2. Can people understand who you are within a few seconds?
If the homepage is vague, wordy, or unclear, rewrite it.
3. Can people trust you based on what they see?
If your last update is from two years ago, people notice.
A simple monthly update prevents this.
If you address these three issues, your digital presence will already be in far better shape than many larger organisations.
11. Digital Doesn’t Have to Be Complicated — It Has to Be Useful
At its heart, digital work is not about chasing trends. It’s not about copying what bigger teams do. It’s not about showing up everywhere. It’s about supporting your real-world work with systems that make sense.
Improving your digital presence isn’t about adding more — it’s often about removing what’s in the way.
Digital help doesn’t have to be expensive because the most valuable improvements don’t come from software. They come from clarity, structure, and confidence.

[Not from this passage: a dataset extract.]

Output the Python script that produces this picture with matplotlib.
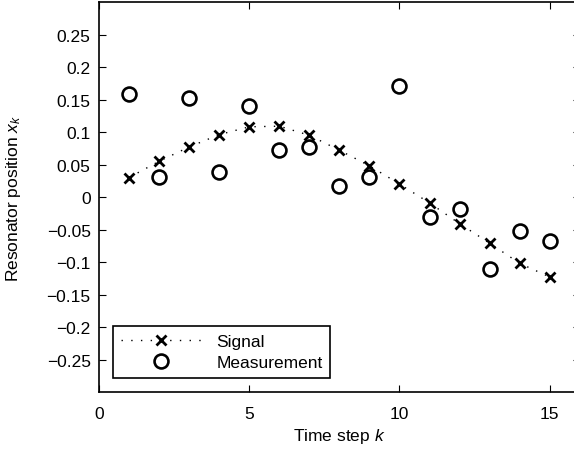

They come from understanding what your audience needs to know, what your team needs to manage, and how to align the two without creating strain.
If your budget is tight, your time is limited, and your goals are ambitious, the question to begin with is simple:
Can people find us, understand us, and trust us online?
If the answer is “not quite”, you don’t need to spend thousands.You need focus, a few smart decisions, and a willingness to simplify.
That’s where progress starts.
And once it starts, everything else becomes far easier.